__Short exercise__:
In the listing that follows, count each line containing the string "this" and report only the count.

__Data to process__:

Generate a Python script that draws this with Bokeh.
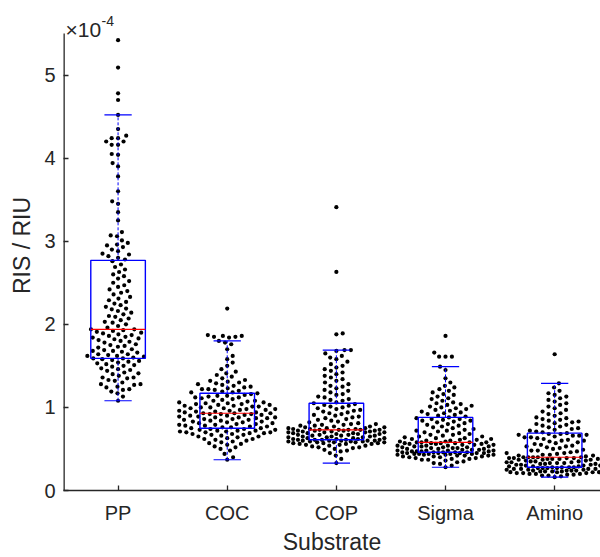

---

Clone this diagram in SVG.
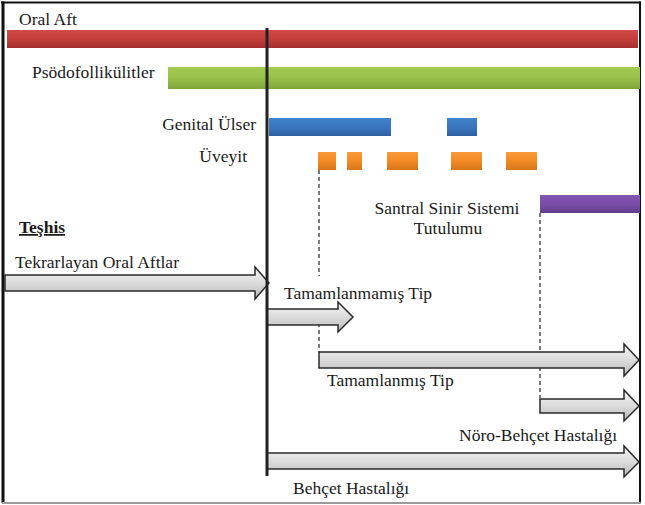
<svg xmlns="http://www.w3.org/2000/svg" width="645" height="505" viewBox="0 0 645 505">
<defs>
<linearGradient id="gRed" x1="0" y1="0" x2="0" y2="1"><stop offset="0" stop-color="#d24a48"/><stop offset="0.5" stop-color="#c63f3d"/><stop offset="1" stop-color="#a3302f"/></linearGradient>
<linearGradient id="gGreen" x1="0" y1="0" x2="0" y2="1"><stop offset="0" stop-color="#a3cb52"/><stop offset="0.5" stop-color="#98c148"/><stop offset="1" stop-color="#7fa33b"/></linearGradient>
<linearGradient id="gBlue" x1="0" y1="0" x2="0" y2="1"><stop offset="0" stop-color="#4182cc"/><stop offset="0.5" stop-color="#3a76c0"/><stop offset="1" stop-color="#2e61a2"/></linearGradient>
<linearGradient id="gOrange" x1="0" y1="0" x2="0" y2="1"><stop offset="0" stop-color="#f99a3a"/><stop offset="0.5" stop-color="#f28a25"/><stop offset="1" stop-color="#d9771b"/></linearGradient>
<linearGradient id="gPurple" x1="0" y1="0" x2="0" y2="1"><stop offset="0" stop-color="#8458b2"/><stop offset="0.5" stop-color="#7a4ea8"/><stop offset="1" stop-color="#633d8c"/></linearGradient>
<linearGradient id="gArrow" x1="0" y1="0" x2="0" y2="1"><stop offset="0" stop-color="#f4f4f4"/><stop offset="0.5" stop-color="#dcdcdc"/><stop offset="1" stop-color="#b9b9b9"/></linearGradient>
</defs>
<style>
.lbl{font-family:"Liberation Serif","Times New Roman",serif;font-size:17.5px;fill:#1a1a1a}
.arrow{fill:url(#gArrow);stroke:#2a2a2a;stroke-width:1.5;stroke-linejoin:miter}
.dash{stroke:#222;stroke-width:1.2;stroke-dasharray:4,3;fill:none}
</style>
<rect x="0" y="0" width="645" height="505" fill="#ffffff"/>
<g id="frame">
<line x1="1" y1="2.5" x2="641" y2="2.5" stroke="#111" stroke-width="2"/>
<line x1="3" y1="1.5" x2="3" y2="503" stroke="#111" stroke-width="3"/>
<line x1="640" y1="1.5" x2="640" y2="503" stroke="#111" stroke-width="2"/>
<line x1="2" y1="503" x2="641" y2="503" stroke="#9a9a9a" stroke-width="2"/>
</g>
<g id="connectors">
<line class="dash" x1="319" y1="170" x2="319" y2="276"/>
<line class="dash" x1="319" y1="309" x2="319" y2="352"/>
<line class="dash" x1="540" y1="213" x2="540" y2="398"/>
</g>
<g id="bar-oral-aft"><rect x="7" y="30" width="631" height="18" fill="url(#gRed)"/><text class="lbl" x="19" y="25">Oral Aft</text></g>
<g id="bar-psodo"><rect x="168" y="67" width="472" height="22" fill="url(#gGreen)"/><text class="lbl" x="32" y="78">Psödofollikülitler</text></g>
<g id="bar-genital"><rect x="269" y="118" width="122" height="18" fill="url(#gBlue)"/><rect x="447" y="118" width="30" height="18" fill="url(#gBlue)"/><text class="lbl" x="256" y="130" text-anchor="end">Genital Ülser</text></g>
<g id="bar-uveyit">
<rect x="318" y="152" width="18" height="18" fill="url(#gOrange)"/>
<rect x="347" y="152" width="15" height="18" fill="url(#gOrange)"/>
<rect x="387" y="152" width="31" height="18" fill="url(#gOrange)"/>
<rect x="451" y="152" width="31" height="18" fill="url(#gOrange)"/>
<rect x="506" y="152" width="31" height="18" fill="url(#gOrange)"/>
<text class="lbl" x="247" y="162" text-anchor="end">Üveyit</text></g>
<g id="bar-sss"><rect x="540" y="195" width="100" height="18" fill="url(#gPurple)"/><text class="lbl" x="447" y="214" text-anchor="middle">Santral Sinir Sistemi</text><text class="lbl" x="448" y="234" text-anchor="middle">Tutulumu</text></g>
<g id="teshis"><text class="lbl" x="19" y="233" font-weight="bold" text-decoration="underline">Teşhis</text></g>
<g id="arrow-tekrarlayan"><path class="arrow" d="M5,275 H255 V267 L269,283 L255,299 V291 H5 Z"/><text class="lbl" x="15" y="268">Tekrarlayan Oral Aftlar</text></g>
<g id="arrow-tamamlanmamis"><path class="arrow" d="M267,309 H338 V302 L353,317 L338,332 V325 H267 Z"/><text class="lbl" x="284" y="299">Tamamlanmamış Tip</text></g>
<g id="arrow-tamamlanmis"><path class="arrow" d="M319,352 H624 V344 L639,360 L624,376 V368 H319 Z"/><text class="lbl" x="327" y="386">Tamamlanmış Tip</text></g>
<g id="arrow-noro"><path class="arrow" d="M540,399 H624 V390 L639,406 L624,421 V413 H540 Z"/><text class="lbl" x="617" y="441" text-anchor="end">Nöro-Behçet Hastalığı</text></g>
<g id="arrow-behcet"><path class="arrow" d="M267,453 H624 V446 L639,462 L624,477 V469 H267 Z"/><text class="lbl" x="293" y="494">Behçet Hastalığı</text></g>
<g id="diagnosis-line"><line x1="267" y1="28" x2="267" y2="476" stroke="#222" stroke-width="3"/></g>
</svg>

==

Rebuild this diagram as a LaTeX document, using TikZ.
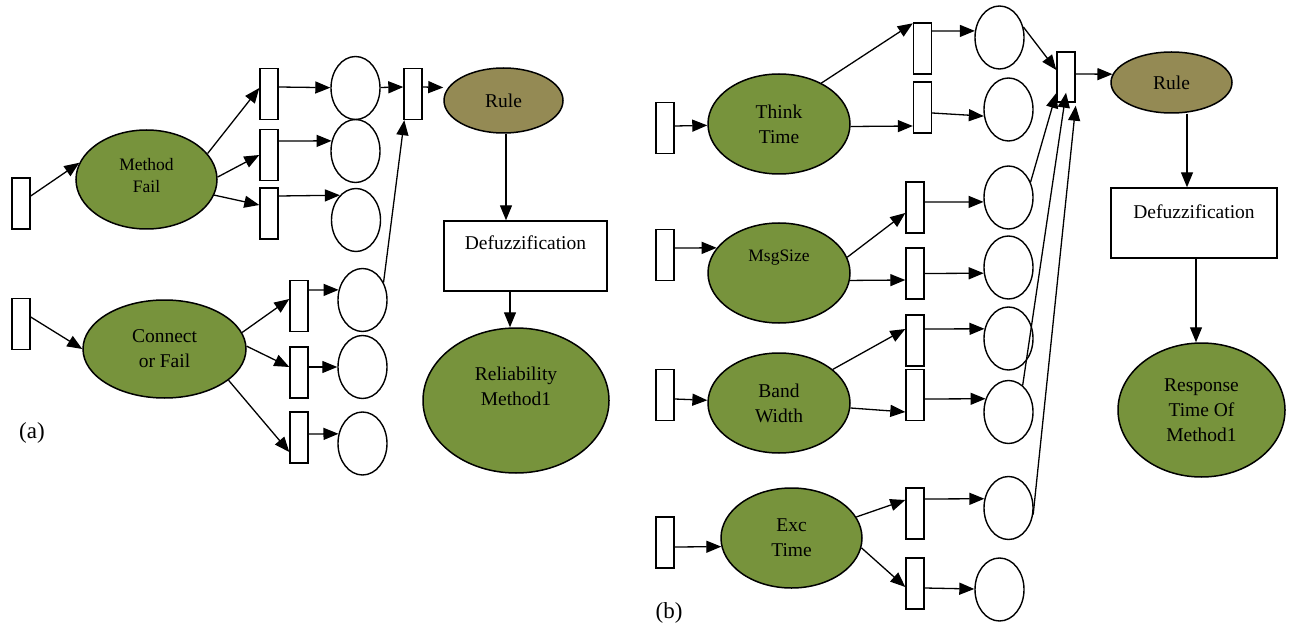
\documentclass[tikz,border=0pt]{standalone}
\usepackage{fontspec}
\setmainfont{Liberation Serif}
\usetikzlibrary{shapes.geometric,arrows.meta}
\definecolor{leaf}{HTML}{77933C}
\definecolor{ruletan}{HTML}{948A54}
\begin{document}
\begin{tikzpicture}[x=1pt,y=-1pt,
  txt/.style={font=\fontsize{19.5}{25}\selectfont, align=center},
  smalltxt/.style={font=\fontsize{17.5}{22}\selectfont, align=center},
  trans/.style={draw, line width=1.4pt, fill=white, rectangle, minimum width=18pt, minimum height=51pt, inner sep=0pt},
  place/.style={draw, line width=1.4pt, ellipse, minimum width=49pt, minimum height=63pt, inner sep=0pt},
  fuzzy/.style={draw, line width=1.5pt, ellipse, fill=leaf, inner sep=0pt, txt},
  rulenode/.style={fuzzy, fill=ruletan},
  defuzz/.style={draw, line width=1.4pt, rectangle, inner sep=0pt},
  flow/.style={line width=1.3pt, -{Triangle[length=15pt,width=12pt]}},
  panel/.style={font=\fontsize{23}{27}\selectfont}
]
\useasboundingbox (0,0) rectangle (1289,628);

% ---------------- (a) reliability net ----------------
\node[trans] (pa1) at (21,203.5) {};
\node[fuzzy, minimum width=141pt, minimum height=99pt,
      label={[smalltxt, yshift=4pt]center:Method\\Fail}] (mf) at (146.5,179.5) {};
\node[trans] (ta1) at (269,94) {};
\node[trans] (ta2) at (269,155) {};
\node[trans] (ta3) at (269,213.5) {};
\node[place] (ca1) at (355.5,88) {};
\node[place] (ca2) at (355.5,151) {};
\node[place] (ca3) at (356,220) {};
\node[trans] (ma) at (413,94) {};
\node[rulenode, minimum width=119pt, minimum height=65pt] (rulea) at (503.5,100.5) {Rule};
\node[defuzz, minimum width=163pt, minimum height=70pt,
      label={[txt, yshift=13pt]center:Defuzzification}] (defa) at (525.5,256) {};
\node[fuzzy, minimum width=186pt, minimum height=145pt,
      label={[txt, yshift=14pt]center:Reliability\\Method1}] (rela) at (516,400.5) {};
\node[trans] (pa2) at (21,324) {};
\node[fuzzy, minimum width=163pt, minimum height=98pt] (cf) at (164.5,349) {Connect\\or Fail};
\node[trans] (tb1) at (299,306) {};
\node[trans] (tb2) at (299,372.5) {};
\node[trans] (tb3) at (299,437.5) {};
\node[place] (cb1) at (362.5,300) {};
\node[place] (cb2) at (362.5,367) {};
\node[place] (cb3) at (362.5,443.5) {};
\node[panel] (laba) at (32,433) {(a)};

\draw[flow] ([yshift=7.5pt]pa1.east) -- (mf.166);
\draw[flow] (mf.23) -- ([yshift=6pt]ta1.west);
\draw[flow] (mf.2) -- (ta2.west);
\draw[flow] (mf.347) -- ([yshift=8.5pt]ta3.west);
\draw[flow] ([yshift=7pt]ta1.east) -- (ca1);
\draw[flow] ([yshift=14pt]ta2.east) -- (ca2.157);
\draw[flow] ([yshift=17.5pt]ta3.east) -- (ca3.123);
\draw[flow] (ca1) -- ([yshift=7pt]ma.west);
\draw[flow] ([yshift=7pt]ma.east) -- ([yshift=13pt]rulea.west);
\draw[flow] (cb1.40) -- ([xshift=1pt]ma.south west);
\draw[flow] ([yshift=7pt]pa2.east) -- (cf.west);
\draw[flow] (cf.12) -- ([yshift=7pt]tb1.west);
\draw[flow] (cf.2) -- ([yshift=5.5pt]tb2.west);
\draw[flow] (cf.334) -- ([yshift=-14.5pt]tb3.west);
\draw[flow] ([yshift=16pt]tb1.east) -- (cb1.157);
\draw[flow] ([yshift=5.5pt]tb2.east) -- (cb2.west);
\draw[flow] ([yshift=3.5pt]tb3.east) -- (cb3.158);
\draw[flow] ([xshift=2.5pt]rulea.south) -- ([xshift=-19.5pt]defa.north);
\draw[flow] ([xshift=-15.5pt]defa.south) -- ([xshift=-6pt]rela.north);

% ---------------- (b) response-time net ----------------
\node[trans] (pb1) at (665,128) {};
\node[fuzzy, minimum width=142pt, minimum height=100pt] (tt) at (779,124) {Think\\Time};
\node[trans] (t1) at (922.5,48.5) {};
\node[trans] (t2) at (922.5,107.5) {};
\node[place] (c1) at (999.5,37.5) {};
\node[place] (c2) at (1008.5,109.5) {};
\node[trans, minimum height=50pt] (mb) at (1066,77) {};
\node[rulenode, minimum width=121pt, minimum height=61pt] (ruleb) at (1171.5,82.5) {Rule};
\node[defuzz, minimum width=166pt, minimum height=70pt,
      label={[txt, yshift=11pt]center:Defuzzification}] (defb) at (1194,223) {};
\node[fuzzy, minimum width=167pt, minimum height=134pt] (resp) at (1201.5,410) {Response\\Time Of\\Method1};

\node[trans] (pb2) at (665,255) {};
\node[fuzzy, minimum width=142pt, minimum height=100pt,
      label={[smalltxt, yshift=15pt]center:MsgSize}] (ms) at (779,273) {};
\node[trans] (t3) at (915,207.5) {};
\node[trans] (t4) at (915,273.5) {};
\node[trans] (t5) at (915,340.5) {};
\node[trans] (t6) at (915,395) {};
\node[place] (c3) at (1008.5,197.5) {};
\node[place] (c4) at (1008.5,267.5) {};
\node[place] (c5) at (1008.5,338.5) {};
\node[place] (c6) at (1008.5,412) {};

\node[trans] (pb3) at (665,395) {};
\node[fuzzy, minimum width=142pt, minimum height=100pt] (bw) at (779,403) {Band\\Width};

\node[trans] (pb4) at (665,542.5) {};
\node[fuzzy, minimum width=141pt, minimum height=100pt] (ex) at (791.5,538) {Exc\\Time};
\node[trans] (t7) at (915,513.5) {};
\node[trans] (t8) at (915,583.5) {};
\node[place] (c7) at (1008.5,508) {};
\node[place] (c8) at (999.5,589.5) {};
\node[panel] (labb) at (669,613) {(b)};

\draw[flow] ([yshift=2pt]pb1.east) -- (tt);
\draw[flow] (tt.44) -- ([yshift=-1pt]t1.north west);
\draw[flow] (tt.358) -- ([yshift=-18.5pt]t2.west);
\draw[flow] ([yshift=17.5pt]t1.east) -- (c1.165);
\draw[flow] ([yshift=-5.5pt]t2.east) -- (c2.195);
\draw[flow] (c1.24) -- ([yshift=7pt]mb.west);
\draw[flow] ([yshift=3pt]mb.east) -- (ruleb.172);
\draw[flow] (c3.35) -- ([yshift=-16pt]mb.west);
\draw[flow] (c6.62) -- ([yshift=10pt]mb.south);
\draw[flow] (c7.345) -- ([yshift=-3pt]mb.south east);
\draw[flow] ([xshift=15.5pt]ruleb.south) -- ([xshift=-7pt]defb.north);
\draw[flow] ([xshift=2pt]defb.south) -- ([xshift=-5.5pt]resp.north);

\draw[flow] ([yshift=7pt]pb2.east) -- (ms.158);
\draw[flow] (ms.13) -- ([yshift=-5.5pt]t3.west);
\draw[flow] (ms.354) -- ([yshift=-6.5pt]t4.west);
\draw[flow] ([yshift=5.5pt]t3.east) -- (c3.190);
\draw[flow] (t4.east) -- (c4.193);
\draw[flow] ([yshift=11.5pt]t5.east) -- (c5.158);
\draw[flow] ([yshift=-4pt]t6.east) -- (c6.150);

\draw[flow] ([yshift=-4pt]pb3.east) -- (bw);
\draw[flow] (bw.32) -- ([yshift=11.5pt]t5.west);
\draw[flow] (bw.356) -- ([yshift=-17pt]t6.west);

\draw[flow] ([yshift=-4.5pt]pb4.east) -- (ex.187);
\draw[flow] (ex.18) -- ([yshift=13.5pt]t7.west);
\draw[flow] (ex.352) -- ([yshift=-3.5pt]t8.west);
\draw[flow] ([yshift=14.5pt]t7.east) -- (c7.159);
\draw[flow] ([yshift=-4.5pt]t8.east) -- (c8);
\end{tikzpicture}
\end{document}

__Full response__:
3